Dawn Kurtagich's book is the sort that you end up reading by accident. Kind of. I'd seen the cover dozens of times at work, and finally one day curiosity won me over and I thought, "What is this book about?" I knew it was supposed to be creepy, but what else? So I read the summary – cursed house, crazy aunt, terrible woods, odd boy, and tall eyeless man who plays with the little sister and who no one else can see. Well that's uncomfortable. Horror isn't exactly my top choice, but I cracked the book open anyway and scanned a few pages in the middle.

And then a few more.

Aaaaand then a few more.

And then I realized it was too late. The book had sunk its hooks into me and dragged me in. Time to read.

Oh. My Goodness.

Things start out normally enough but it was astonishing just how fast everything went downhill. I was on page 73 when someone asked me what the book was like and with wide eyes I said, "It's good, but I really don't know what's going to happen with all the rest of this to go because I've barely started and the trees are already moving toward the house." It didn't take long for me to start racking my brain for answers as to what the hell was happening in and around this house. Why the hell didn't Silla ever ask for more information when it came to where Gowan lived? How the hell hasn't Silla starved to death by now? And every now and again this one will pop back up – who the hell is that old man at the beginning of the book? Questions upon questions which only get answered with a resounding, "OOOH," at the end of the book.

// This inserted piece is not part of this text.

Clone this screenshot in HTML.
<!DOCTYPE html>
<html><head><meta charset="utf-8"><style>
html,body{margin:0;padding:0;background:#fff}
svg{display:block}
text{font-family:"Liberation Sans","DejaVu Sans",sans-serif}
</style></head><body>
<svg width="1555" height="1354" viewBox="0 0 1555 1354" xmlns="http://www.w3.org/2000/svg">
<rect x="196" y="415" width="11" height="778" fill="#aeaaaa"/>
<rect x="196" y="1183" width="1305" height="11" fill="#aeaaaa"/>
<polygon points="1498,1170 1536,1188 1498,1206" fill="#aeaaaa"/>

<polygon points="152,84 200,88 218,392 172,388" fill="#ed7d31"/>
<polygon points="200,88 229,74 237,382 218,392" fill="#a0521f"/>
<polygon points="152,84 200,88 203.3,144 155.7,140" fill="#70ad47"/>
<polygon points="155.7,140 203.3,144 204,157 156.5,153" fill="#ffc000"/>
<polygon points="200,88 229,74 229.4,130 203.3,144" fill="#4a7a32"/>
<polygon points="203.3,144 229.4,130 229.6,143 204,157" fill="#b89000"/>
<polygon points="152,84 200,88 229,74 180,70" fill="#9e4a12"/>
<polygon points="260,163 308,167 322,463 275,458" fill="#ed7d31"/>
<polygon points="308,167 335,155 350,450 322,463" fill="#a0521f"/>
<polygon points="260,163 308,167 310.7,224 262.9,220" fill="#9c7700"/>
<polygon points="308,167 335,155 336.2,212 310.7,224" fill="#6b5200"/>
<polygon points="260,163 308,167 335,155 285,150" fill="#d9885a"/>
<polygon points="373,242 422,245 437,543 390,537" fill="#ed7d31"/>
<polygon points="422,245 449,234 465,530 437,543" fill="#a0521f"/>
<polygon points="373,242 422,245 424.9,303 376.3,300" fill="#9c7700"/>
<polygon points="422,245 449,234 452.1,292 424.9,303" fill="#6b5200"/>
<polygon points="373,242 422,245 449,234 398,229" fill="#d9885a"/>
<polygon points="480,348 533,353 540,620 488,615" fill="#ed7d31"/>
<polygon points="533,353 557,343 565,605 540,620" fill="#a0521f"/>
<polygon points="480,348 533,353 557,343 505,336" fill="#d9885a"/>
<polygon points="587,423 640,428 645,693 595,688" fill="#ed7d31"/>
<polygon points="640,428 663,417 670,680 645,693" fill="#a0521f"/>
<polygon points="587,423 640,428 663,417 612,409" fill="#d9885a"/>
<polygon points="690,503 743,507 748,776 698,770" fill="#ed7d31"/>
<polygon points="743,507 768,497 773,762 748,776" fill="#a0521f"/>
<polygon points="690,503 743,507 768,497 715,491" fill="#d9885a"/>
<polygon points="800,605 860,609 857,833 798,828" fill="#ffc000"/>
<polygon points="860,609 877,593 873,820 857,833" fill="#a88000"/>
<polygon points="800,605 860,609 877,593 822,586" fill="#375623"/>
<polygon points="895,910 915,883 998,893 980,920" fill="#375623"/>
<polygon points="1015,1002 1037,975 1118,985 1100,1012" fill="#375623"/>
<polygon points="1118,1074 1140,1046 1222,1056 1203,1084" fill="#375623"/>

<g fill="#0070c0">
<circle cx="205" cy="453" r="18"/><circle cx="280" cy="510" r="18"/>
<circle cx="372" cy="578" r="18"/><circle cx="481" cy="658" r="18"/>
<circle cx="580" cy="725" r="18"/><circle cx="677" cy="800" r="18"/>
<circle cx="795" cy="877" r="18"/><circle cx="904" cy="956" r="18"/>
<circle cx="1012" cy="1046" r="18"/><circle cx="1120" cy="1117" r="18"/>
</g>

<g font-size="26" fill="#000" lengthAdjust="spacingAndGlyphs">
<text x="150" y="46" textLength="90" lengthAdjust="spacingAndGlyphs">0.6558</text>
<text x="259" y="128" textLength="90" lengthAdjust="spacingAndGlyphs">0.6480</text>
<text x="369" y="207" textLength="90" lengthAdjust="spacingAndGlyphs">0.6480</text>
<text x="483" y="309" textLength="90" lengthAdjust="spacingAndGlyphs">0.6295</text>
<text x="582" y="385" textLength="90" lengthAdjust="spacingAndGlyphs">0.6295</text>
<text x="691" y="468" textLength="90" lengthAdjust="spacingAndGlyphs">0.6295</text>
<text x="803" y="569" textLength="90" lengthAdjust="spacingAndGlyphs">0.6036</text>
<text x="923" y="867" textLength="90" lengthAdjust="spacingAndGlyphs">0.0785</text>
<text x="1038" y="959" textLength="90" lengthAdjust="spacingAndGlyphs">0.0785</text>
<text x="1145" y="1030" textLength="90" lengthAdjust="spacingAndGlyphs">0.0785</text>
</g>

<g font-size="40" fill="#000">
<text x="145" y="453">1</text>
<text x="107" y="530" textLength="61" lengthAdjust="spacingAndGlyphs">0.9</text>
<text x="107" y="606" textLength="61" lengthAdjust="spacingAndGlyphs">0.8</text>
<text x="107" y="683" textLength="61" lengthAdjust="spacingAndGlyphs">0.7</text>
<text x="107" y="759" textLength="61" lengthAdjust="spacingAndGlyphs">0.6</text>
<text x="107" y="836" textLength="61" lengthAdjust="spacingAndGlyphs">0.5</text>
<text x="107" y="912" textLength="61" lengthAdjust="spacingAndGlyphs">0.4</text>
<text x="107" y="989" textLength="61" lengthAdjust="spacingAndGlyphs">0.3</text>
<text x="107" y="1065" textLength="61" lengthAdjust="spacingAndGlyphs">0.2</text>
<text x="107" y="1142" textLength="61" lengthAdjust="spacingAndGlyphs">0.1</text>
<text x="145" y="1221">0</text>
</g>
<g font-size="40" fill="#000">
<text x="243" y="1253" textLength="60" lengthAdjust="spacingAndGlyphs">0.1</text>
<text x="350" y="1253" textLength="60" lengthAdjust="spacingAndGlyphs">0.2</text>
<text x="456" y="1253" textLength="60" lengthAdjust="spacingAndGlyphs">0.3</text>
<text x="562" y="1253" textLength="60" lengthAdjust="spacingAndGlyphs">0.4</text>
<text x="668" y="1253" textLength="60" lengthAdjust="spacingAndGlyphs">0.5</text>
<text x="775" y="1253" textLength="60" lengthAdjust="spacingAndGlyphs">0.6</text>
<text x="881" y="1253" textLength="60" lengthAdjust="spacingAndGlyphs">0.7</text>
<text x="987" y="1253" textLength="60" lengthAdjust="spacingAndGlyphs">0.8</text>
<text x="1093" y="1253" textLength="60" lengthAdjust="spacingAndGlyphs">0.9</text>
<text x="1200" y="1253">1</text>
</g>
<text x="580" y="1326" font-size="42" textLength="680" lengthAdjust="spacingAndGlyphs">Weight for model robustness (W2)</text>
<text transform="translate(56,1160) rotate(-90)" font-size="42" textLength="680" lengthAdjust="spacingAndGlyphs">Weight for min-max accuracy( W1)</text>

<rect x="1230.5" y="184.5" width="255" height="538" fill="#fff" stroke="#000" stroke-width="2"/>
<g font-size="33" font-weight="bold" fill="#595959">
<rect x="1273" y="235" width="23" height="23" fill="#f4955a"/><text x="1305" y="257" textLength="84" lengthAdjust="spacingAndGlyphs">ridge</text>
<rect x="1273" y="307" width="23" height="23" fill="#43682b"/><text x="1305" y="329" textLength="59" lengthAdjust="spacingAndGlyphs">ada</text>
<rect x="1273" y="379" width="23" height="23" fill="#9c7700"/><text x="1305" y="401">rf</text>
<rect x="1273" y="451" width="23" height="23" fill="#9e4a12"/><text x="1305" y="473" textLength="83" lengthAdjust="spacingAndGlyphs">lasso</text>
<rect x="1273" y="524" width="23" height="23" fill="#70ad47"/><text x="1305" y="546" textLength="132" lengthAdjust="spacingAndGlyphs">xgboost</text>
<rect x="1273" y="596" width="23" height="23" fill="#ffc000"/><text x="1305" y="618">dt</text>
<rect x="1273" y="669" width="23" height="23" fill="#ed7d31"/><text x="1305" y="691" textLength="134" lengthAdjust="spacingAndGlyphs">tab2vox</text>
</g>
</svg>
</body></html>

You also come to realize that Silla is not a reliable narrator. But then again, neither is Aunt Cath. Can you trust anyone in this book at all? You think maybe, just maybe, you've figured out a little something, but then you remember the Creeper Man and it all just falls apart. Again, you won't know everything until the end, and having zero clue is something I appreciate in a book these days. And there's so much batshit crazy stuff happening, I almost started to wonder if this would be a good sampling for what Mark Danielewski's House of Leaves might be like.

This book was good. Very good. And even though the end did in fact – wait for it – actually make me cry at the end in a mixture of both sadness and gladness, you need to be able to wade through heaps and heaps of horror in order to get there. And I'm not talking gore – that's not what horror is. Not in its entirety, anyway. This is weird, unsettling, and often psychological stuff. This is dark houses with gaping holes full of roots horror. Rotting sunken mud in the woods horror. Endless creaking and giggling and screaming in the dark when no one is there horror.

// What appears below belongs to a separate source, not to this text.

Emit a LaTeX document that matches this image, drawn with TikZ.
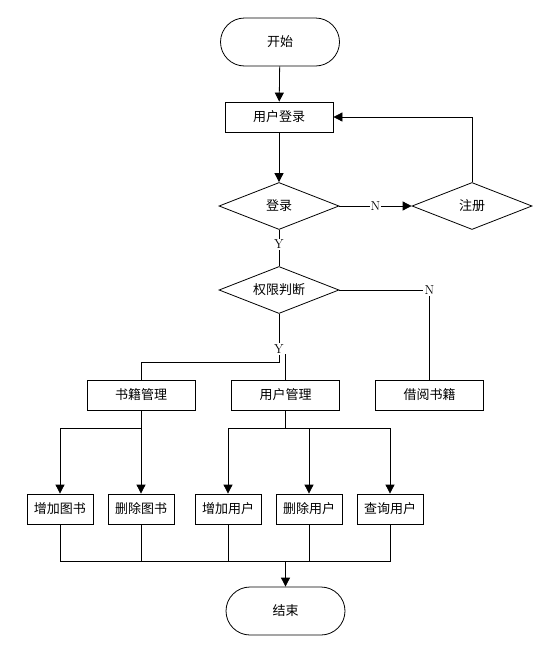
\documentclass[tikz,border=0pt]{standalone}
\usepackage{fontspec}
\newfontfamily\cjk{Noto Sans CJK SC}
\usepackage{tikz}
\usetikzlibrary{arrows.meta,shapes.geometric,shapes.misc}

\begin{document}
\begin{tikzpicture}[x=1pt,y=-1pt,line width=0.8pt,
  every node/.style={font=\cjk\fontsize{13}{15}\selectfont,inner sep=0pt},
  term/.style={draw,rounded rectangle,minimum width=119pt,minimum height=48pt},
  box/.style={draw,rectangle,minimum width=108pt,minimum height=30pt},
  leaf/.style={draw,rectangle,minimum width=66pt,minimum height=30pt},
  dec/.style={draw,diamond,aspect=2.5,minimum width=120pt,minimum height=47pt},
  yn/.style={font=\fontsize{13}{15}\selectfont,fill=white,inner sep=1pt},
  arr/.style={-{Triangle[length=9pt,width=9pt]}}]
\useasboundingbox (0,0) rectangle (557,667);

% nodes
\node[term] (start) at (280,42) {开始};
\node[box] (login) at (279,117) {用户登录};
\node[dec] (check) at (279,206) {登录};
\node[dec] (reg) at (472,206) {注册};
\node[dec] (auth) at (279,290) {权限判断};
\node[yn] (yB) at (279,349) {Y};
\node[yn] (nB) at (429.5,290) {N};
\node[box] (books) at (141,395) {书籍管理};
\node[box] (users) at (285.5,395) {用户管理};
\node[box] (borrow) at (429.5,395) {借阅书籍};
\node[leaf] (addbook) at (60,509) {增加图书};
\node[leaf] (delbook) at (141,509) {删除图书};
\node[leaf] (adduser) at (228,509) {增加用户};
\node[leaf] (deluser) at (309,509) {删除用户};
\node[leaf] (finduser) at (390,509) {查询用户};
\node[term] (end) at (285.5,611) {结束};
\coordinate (split) at (279,362);
\coordinate (join) at (285.5,561);

% connectors
\draw[arr] (start) -- (login);
\draw[arr] (login) -- (check);
\draw[arr] (check) -- node[yn] {N} (reg);
\draw[arr] (reg.north) |- (login.east);
\draw (check) -- node[yn,pos=0.4] {Y} (auth);
\draw (auth) -- (yB);
\draw (auth) -- (nB) -- (borrow);
\draw (yB) -- (split) -| (books);
\draw (yB.south east) -| (users.north);
\draw[arr] (books.south) -- ++(0,18) -| (addbook.north);
\draw[arr] (books) -- (delbook);
\foreach \n in {adduser,deluser,finduser}
  \draw[arr] (users.south) -- ++(0,18) -| (\n.north);
\foreach \n in {addbook,delbook,adduser,deluser,finduser}
  \draw (\n.south) |- (join);
\draw[arr] (join) -- (end);
\end{tikzpicture}
\end{document}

Let me tell, you – it is quite the ride. But the end is like stepping out into the sunshine with clear eyes as you finally get to discover everything that's happened. While there is one mystery yet to be solved, it is not Silla's, and that's okay.

The funny thing is that I never expected that this book would make me cry, or that I would be able to find a book for the reading challenge that would hit that mark, but I guess one should always expect the unexpected, even if we can't, really.